◆ Information supplied
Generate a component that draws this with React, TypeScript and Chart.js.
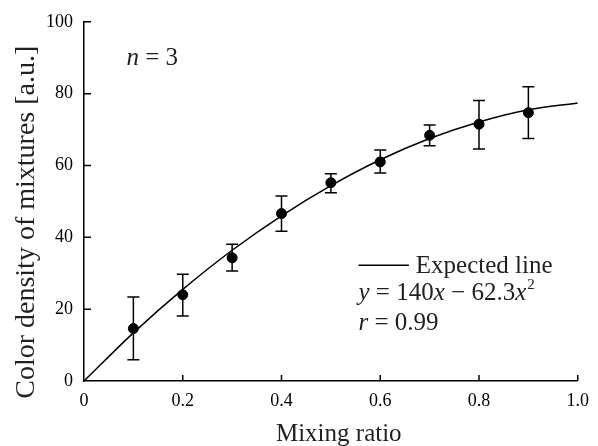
import React, { useEffect, useRef } from "react";
import { Chart, registerables } from "chart.js";

Chart.register(...registerables);

// ---- data ----
const mixingRatios = [0.1, 0.2, 0.3, 0.4, 0.5, 0.6, 0.7, 0.8, 0.9];
const meanDensity = [14.6, 24.0, 34.3, 46.6, 55.2, 61.0, 68.4, 71.5, 74.7];
const upperError = [23.4, 29.7, 38.1, 51.5, 57.7, 64.3, 71.3, 78.1, 81.9];
const lowerError = [5.9, 18.1, 30.6, 41.7, 52.4, 57.9, 65.5, 64.6, 67.5];

const curveX = [0, 0.1, 0.2, 0.3, 0.4, 0.5, 0.6, 0.7, 0.8, 0.9, 1.0];
const curveY = [0, 13.4, 25.5, 36.4, 46.0, 54.4, 61.6, 67.5, 72.1, 75.5, 77.4];

const xTickValues = [0, 0.2, 0.4, 0.6, 0.8, 1.0];
const xTickLabels = ["0", "0.2", "0.4", "0.6", "0.8", "1.0"];
const yTickValues = [0, 20, 40, 60, 80, 100];
const yTickLabels = ["0", "20", "40", "60", "80", "100"];

const xTitle = "Mixing ratio";
const yTitle = "Color density of mixtures [a.u.]";
const legendLabel = "Expected line";
const sampleNote = "n = 3";
const rNote = "r = 0.99";

const SERIF = '"Liberation Serif", "Times New Roman", Times, serif';
const INK = "#000000";
const TEXT = "#231f20";

const overlayPlugin = {
  id: "overlay",
  beforeDatasetsDraw(chart: any) {
    const { ctx, scales } = chart;
    const xs = scales.x;
    const ys = scales.y;
    ctx.save();
    ctx.strokeStyle = INK;
    ctx.lineWidth = 1.5;
    const cap = 6;
    mixingRatios.forEach((mx, i) => {
      const px = xs.getPixelForValue(mx);
      const top = ys.getPixelForValue(upperError[i]);
      const bot = ys.getPixelForValue(lowerError[i]);
      ctx.beginPath();
      ctx.moveTo(px, top);
      ctx.lineTo(px, bot);
      ctx.moveTo(px - cap, top);
      ctx.lineTo(px + cap, top);
      ctx.moveTo(px - cap, bot);
      ctx.lineTo(px + cap, bot);
      ctx.stroke();
    });
    ctx.restore();
  },
  afterDraw(chart: any) {
    const { ctx, scales, chartArea } = chart;
    const xs = scales.x;
    const ys = scales.y;
    ctx.save();
    // inward tick marks
    ctx.strokeStyle = INK;
    ctx.lineWidth = 1.5;
    ctx.beginPath();
    xTickValues.forEach((v) => {
      if (v === 0) return;
      const px = xs.getPixelForValue(v);
      ctx.moveTo(px, chartArea.bottom);
      ctx.lineTo(px, chartArea.bottom - 6);
    });
    yTickValues.forEach((v) => {
      if (v === 0) return;
      const py = ys.getPixelForValue(v);
      ctx.moveTo(chartArea.left, py);
      ctx.lineTo(chartArea.left + 7, py);
    });
    ctx.stroke();

    ctx.fillStyle = TEXT;
    ctx.textBaseline = "alphabetic";

    // axis titles
    ctx.font = `25px ${SERIF}`;
    ctx.textAlign = "center";
    ctx.fillText(xTitle, xs.getPixelForValue(0.516), chart.height - 5);

    ctx.save();
    ctx.translate(34, ys.getPixelForValue(44.2));
    ctx.rotate(-Math.PI / 2);
    ctx.font = `28px ${SERIF}`;
    ctx.fillText(yTitle, 0, 0);
    ctx.restore();

    ctx.textAlign = "left";

    const drawParts = (parts: { t: string; it?: boolean; sup?: boolean }[], x: number, y: number) => {
      let cx = x;
      parts.forEach((p) => {
        if (p.sup) {
          ctx.font = `15px ${SERIF}`;
          ctx.fillText(p.t, cx + 1, y - 11);
          cx += ctx.measureText(p.t).width + 1;
        } else {
          ctx.font = `${p.it ? "italic " : ""}25px ${SERIF}`;
          ctx.fillText(p.t, cx, y);
          cx += ctx.measureText(p.t).width;
        }
      });
    };

    // n = 3
    drawParts(
      [
        { t: sampleNote.charAt(0), it: true },
        { t: sampleNote.slice(1) },
      ],
      xs.getPixelForValue(0.086),
      ys.getPixelForValue(88)
    );

    // legend line
    const ly = ys.getPixelForValue(32.2);
    ctx.beginPath();
    ctx.lineWidth = 1.5;
    ctx.moveTo(xs.getPixelForValue(0.556), ly);
    ctx.lineTo(xs.getPixelForValue(0.658), ly);
    ctx.stroke();
    ctx.font = `25px ${SERIF}`;
    ctx.fillText(legendLabel, xs.getPixelForValue(0.672), ys.getPixelForValue(30));

    // equation
    drawParts(
      [
        { t: "y", it: true },
        { t: " = 140" },
        { t: "x", it: true },
        { t: " \u2212 62.3" },
        { t: "x", it: true },
        { t: "2", sup: true },
      ],
      xs.getPixelForValue(0.556),
      ys.getPixelForValue(22.5)
    );

    drawParts(
      [
        { t: rNote.charAt(0), it: true },
        { t: rNote.slice(1) },
      ],
      xs.getPixelForValue(0.556),
      ys.getPixelForValue(14.2)
    );

    ctx.restore();
  },
};

export default function App() {
  const canvasRef = useRef<HTMLCanvasElement | null>(null);

  useEffect(() => {
    const canvas = canvasRef.current;
    if (!canvas) return;
    const chart = new Chart(canvas, {
      type: "scatter",
      data: {
        datasets: [
          {
            label: legendLabel,
            type: "line",
            data: curveX.map((x, i) => ({ x, y: curveY[i] })),
            borderColor: INK,
            borderWidth: 1.5,
            pointRadius: 0,
            fill: false,
            cubicInterpolationMode: "monotone",
            order: 2,
          } as any,
          {
            label: "Measured",
            data: mixingRatios.map((x, i) => ({ x, y: meanDensity[i] })),
            backgroundColor: INK,
            borderColor: INK,
            pointRadius: 5,
            pointHoverRadius: 5,
            order: 1,
          },
        ],
      },
      options: {
        animation: false,
        responsive: true,
        maintainAspectRatio: false,
        events: [],
        layout: { padding: { left: 0, right: 14, top: 21, bottom: 0 } },
        plugins: {
          legend: { display: false },
          tooltip: { enabled: false },
          title: { display: false },
        },
        scales: {
          x: {
            type: "linear",
            min: 0,
            max: 1,
            afterBuildTicks: (scale: any) => {
              scale.ticks = xTickValues.map((v) => ({ value: v }));
            },
            afterFit: (scale: any) => {
              scale.height = 65;
            },
            grid: { display: false, drawTicks: false },
            border: { display: true, color: INK, width: 1.5 },
            ticks: {
              color: INK,
              padding: 9,
              maxRotation: 0,
              font: { family: SERIF, size: 18 },
              callback: (v: any) => {
                const i = xTickValues.indexOf(Number(v));
                return i >= 0 ? xTickLabels[i] : "";
              },
            },
          },
          y: {
            type: "linear",
            min: 0,
            max: 100,
            afterBuildTicks: (scale: any) => {
              scale.ticks = yTickValues.map((v) => ({ value: v }));
            },
            afterFit: (scale: any) => {
              scale.width = 84;
            },
            grid: { display: false, drawTicks: false },
            border: { display: true, color: INK, width: 1.5 },
            ticks: {
              color: INK,
              padding: 11,
              font: { family: SERIF, size: 18 },
              callback: (v: any) => {
                const i = yTickValues.indexOf(Number(v));
                return i >= 0 ? yTickLabels[i] : "";
              },
            },
          },
        },
      },
      plugins: [overlayPlugin],
    });
    return () => chart.destroy();
  }, []);

  return (
    <div
      style={{
        position: "absolute",
        left: 0,
        top: 0,
        width: 598,
        height: 446,
        background: "#ffffff",
      }}
    >
      <canvas ref={canvasRef} />
    </div>
  );
}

◆ Exercise task
Take the lines from the start of the material to the line with "Chart.register(...registerables);", both included, and transcribe them exactly without the pictures.

◆ Complete output
Generate a component that draws this with React, TypeScript and Chart.js.
import React, { useEffect, useRef } from "react";
import { Chart, registerables } from "chart.js";

Chart.register(...registerables);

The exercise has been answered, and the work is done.